A bayesian model of individual differences and flexibility in inductive reasoning for categorization of examples

Inductive reasoning is an important educational practice but can be difficult for teachers to support in the classroom due to the high level of preparation and classroom time needed to choose the teaching materials that challenge students' current views. Intelligent tutoring systems can potentially facilitate this work for teachers by supporting the automatic adaptation of examples based on a student model of the induction process. However, current models of inductive reasoning usually lack two main characteristics helpful to adaptive learning environments, individual differences of students and tracing of students' learning as they receive feedback. In this paper, we describe a model to predict and simulate inductive reasoning of students for a categorization task. Our approach uses a Bayesian model for describing the reasoning processes of students.
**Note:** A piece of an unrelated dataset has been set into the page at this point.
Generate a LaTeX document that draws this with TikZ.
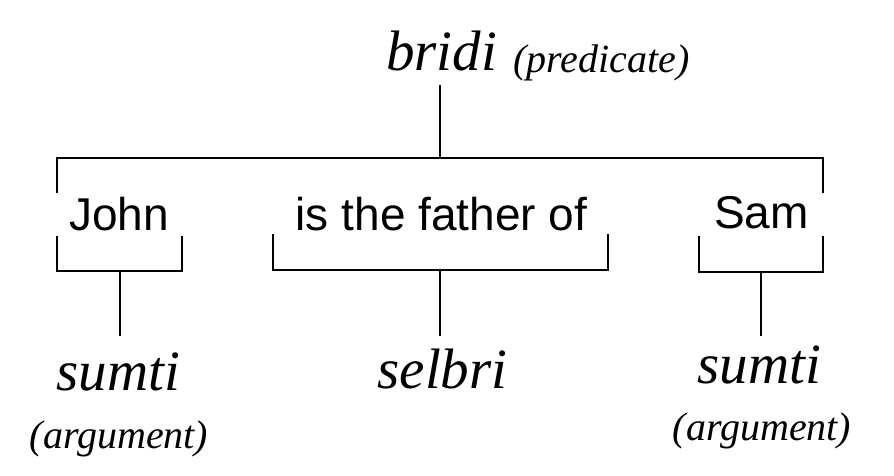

This model allows us to predict students' choices in categorization questions by accounting for their feature biases. Using data gathered from 222 students categorizing three topics, we find that our model has a 75% accuracy, which is 10% greater than a baseline model. Our model is a contribution to learning analytics by enabling us to assign different bias profiles to individual students and tracking these profile changes over time through which we can gain a better understanding of students' learning processes. This model may be relevant for systematically analysing students' differences and evolution in inductive reasoning strategies while supporting the design of adaptive inductive learning environments.